• Source material
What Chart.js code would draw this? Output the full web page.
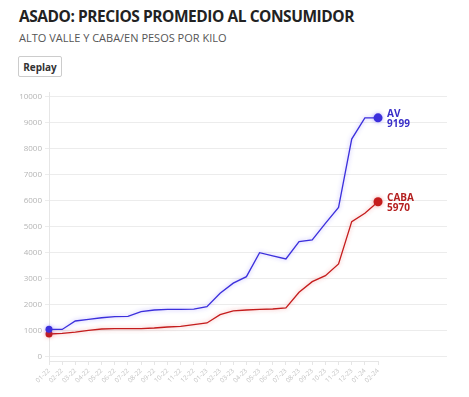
<!DOCTYPE html>
<html>
<head>
<meta charset="utf-8">
<script src="https://cdn.jsdelivr.net/npm/chart.js@4.4.0/dist/chart.umd.min.js"></script>
<style>
  html, body { margin: 0; padding: 0; background: #fff; }
  body { width: 469px; height: 397px; position: relative; overflow: hidden; font-family: "Open Sans", sans-serif; }
  #title { position: absolute; left: 19px; top: 5px; font-family: "Open Sans", sans-serif; font-weight: 700; font-size: 15.5px; color: #222; letter-spacing: -0.45px; white-space: nowrap; }
  #sub { position: absolute; left: 19px; top: 30px; font-family: "Open Sans", sans-serif; font-size: 11px; color: #555; white-space: nowrap; }
  #replay { position: absolute; left: 18px; top: 56px; width: 42px; height: 19px; border: 1px solid #ccc; border-radius: 2px; background: #fff; font-family: "Open Sans", sans-serif; font-weight: 700; font-size: 10px; color: #333; display: flex; align-items: center; justify-content: center; box-sizing: content-box; }
  #wrap { position: absolute; left: 0; top: 82px; width: 469px; height: 315px; }
</style>
</head>
<body>
<div id="title">ASADO: PRECIOS PROMEDIO AL CONSUMIDOR</div>
<div id="sub">ALTO VALLE Y CABA/EN PESOS POR KILO</div>
<div id="replay">Replay</div>
<div id="wrap"><canvas id="c" width="469" height="315"></canvas></div>
<script>
const categories = ["01-22","02-22","03-22","04-22","05-22","06-22","07-22","08-22","09-22","10-22","11-22","12-22",
  "01-23","02-23","03-23","04-23","05-23","06-23","07-23","08-23","09-23","10-23","11-23","12-23","01-24","02-24"];
const avValues = [1065,1060,1385,1450,1510,1550,1565,1745,1808,1833,1833,1840,
  1936,2450,2840,3090,4010,3890,3770,4440,4500,5140,5750,8380,9199,9199];
const cabaValues = [885,910,960,1025,1077,1090,1090,1090,1115,1154,1180,1244,
  1308,1628,1770,1808,1833,1846,1885,2487,2897,3128,3577,5205,5525,5970];
const yTicks = [0,1000,2000,3000,4000,5000,6000,7000,8000,9000,10000];
const seriesNames = ["AV","CABA"];

const blue = "#3b2fdc";
const red = "#c41c1c";

function pts(arr){ return arr.map((v,i)=>({x:i,y:v})); }
function radii(n, first, last){ return Array.from({length:n},(_, i)=> i===0?first:(i===n-1?last:0)); }

const glow = {
  id: 'glow',
  beforeDatasetDraw(chart, args){
    const ctx = chart.ctx;
    ctx.save();
    const ds = chart.data.datasets[args.index];
    ctx.shadowColor = ds.glowColor;
    ctx.shadowBlur = 4;
  },
  afterDatasetDraw(chart){ chart.ctx.restore(); }
};

const endLabels = {
  id: 'endLabels',
  afterDraw(chart){
    const ctx = chart.ctx;
    const xs = chart.scales.x;
    ctx.save();
    ctx.strokeStyle = "#e6e6e6";
    ctx.lineWidth = 1;
    ctx.beginPath();
    ctx.moveTo(xs.getPixelForValue(0), chart.chartArea.bottom + 0.5);
    ctx.lineTo(xs.getPixelForValue(categories.length-1), chart.chartArea.bottom + 0.5);
    ctx.stroke();
    chart.data.datasets.forEach((ds, i) => {
      const meta = chart.getDatasetMeta(i);
      const p = meta.data[meta.data.length-1];
      const val = ds.data[ds.data.length-1].y;
      ctx.fillStyle = ds.labelColor;
      ctx.font = "bold 10px 'Open Sans', sans-serif";
      ctx.textAlign = "left";
      ctx.textBaseline = "alphabetic";
      ctx.fillText(seriesNames[i], p.x + 9, p.y - 0.5);
      ctx.fillText(String(val), p.x + 9, p.y + 9.5);
    });
    ctx.restore();
  }
};

new Chart(document.getElementById('c'), {
  type: 'line',
  data: {
    datasets: [
      { data: pts(avValues), borderColor: blue, backgroundColor: blue, borderWidth: 1.3, clip: false,
        pointRadius: radii(avValues.length, 3.5, 4.5), pointBorderWidth: 0, tension: 0,
        glowColor: "rgba(90,70,255,0.45)", labelColor: "#3a2fc8" },
      { data: pts(cabaValues), borderColor: red, backgroundColor: red, borderWidth: 1.3, clip: false,
        pointRadius: radii(cabaValues.length, 3.5, 4.5), pointBorderWidth: 0, tension: 0,
        glowColor: "rgba(230,60,60,0.45)", labelColor: "#b42020" }
    ]
  },
  options: {
    responsive: false,
    animation: false,
    layout: { padding: { top: 10, right: 22, left: 0, bottom: 0 } },
    plugins: { legend: { display: false }, tooltip: { enabled: false } },
    scales: {
      x: {
        type: 'linear', min: 0, max: 30.24,
        afterBuildTicks(s){ s.ticks = categories.map((c,i)=>({value:i})); },
        afterFit(s){ s.height = 36; },
        grid: { drawOnChartArea: false, tickLength: 4, color: "#e6e6e6" },
        border: { display: false },
        ticks: {
          autoSkip: false, maxRotation: 45, minRotation: 45, padding: 2,
          color: "#c4c4c4", font: { size: 6.5, family: "'Open Sans', sans-serif" },
          callback(v){ return categories[v]; }
        }
      },
      y: {
        min: -154, max: 10192,
        afterBuildTicks(s){ s.ticks = yTicks.map(v=>({value:v})); },
        afterFit(s){ s.width = 49; },
        grid: { color: "#ececec", tickLength: 4 },
        border: { display: true, color: "#e6e6e6" },
        ticks: { color: "#b5b5b5", padding: 3, font: { size: 8, family: "'Open Sans', sans-serif" },
          callback(v){ return String(v); } }
      }
    }
  },
  plugins: [glow, endLabels]
});
</script>
</body>
</html>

• Task brief
Reproduce all of the material exactly, apart from the pictures.

• Solution to the problem
What Chart.js code would draw this? Output the full web page.
<!DOCTYPE html>
<html>
<head>
<meta charset="utf-8">
<script src="https://cdn.jsdelivr.net/npm/chart.js@4.4.0/dist/chart.umd.min.js"></script>
<style>
  html, body { margin: 0; padding: 0; background: #fff; }
  body { width: 469px; height: 397px; position: relative; overflow: hidden; font-family: "Open Sans", sans-serif; }
  #title { position: absolute; left: 19px; top: 5px; font-family: "Open Sans", sans-serif; font-weight: 700; font-size: 15.5px; color: #222; letter-spacing: -0.45px; white-space: nowrap; }
  #sub { position: absolute; left: 19px; top: 30px; font-family: "Open Sans", sans-serif; font-size: 11px; color: #555; white-space: nowrap; }
  #replay { position: absolute; left: 18px; top: 56px; width: 42px; height: 19px; border: 1px solid #ccc; border-radius: 2px; background: #fff; font-family: "Open Sans", sans-serif; font-weight: 700; font-size: 10px; color: #333; display: flex; align-items: center; justify-content: center; box-sizing: content-box; }
  #wrap { position: absolute; left: 0; top: 82px; width: 469px; height: 315px; }
</style>
</head>
<body>
<div id="title">ASADO: PRECIOS PROMEDIO AL CONSUMIDOR</div>
<div id="sub">ALTO VALLE Y CABA/EN PESOS POR KILO</div>
<div id="replay">Replay</div>
<div id="wrap"><canvas id="c" width="469" height="315"></canvas></div>
<script>
const categories = ["01-22","02-22","03-22","04-22","05-22","06-22","07-22","08-22","09-22","10-22","11-22","12-22",
  "01-23","02-23","03-23","04-23","05-23","06-23","07-23","08-23","09-23","10-23","11-23","12-23","01-24","02-24"];
const avValues = [1065,1060,1385,1450,1510,1550,1565,1745,1808,1833,1833,1840,
  1936,2450,2840,3090,4010,3890,3770,4440,4500,5140,5750,8380,9199,9199];
const cabaValues = [885,910,960,1025,1077,1090,1090,1090,1115,1154,1180,1244,
  1308,1628,1770,1808,1833,1846,1885,2487,2897,3128,3577,5205,5525,5970];
const yTicks = [0,1000,2000,3000,4000,5000,6000,7000,8000,9000,10000];
const seriesNames = ["AV","CABA"];

const blue = "#3b2fdc";
const red = "#c41c1c";

function pts(arr){ return arr.map((v,i)=>({x:i,y:v})); }
function radii(n, first, last){ return Array.from({length:n},(_, i)=> i===0?first:(i===n-1?last:0)); }

const glow = {
  id: 'glow',
  beforeDatasetDraw(chart, args){
    const ctx = chart.ctx;
    ctx.save();
    const ds = chart.data.datasets[args.index];
    ctx.shadowColor = ds.glowColor;
    ctx.shadowBlur = 4;
  },
  afterDatasetDraw(chart){ chart.ctx.restore(); }
};

const endLabels = {
  id: 'endLabels',
  afterDraw(chart){
    const ctx = chart.ctx;
    const xs = chart.scales.x;
    ctx.save();
    ctx.strokeStyle = "#e6e6e6";
    ctx.lineWidth = 1;
    ctx.beginPath();
    ctx.moveTo(xs.getPixelForValue(0), chart.chartArea.bottom + 0.5);
    ctx.lineTo(xs.getPixelForValue(categories.length-1), chart.chartArea.bottom + 0.5);
    ctx.stroke();
    chart.data.datasets.forEach((ds, i) => {
      const meta = chart.getDatasetMeta(i);
      const p = meta.data[meta.data.length-1];
      const val = ds.data[ds.data.length-1].y;
      ctx.fillStyle = ds.labelColor;
      ctx.font = "bold 10px 'Open Sans', sans-serif";
      ctx.textAlign = "left";
      ctx.textBaseline = "alphabetic";
      ctx.fillText(seriesNames[i], p.x + 9, p.y - 0.5);
      ctx.fillText(String(val), p.x + 9, p.y + 9.5);
    });
    ctx.restore();
  }
};

new Chart(document.getElementById('c'), {
  type: 'line',
  data: {
    datasets: [
      { data: pts(avValues), borderColor: blue, backgroundColor: blue, borderWidth: 1.3, clip: false,
        pointRadius: radii(avValues.length, 3.5, 4.5), pointBorderWidth: 0, tension: 0,
        glowColor: "rgba(90,70,255,0.45)", labelColor: "#3a2fc8" },
      { data: pts(cabaValues), borderColor: red, backgroundColor: red, borderWidth: 1.3, clip: false,
        pointRadius: radii(cabaValues.length, 3.5, 4.5), pointBorderWidth: 0, tension: 0,
        glowColor: "rgba(230,60,60,0.45)", labelColor: "#b42020" }
    ]
  },
  options: {
    responsive: false,
    animation: false,
    layout: { padding: { top: 10, right: 22, left: 0, bottom: 0 } },
    plugins: { legend: { display: false }, tooltip: { enabled: false } },
    scales: {
      x: {
        type: 'linear', min: 0, max: 30.24,
        afterBuildTicks(s){ s.ticks = categories.map((c,i)=>({value:i})); },
        afterFit(s){ s.height = 36; },
        grid: { drawOnChartArea: false, tickLength: 4, color: "#e6e6e6" },
        border: { display: false },
        ticks: {
          autoSkip: false, maxRotation: 45, minRotation: 45, padding: 2,
          color: "#c4c4c4", font: { size: 6.5, family: "'Open Sans', sans-serif" },
          callback(v){ return categories[v]; }
        }
      },
      y: {
        min: -154, max: 10192,
        afterBuildTicks(s){ s.ticks = yTicks.map(v=>({value:v})); },
        afterFit(s){ s.width = 49; },
        grid: { color: "#ececec", tickLength: 4 },
        border: { display: true, color: "#e6e6e6" },
        ticks: { color: "#b5b5b5", padding: 3, font: { size: 8, family: "'Open Sans', sans-serif" },
          callback(v){ return String(v); } }
      }
    }
  },
  plugins: [glow, endLabels]
});
</script>
</body>
</html>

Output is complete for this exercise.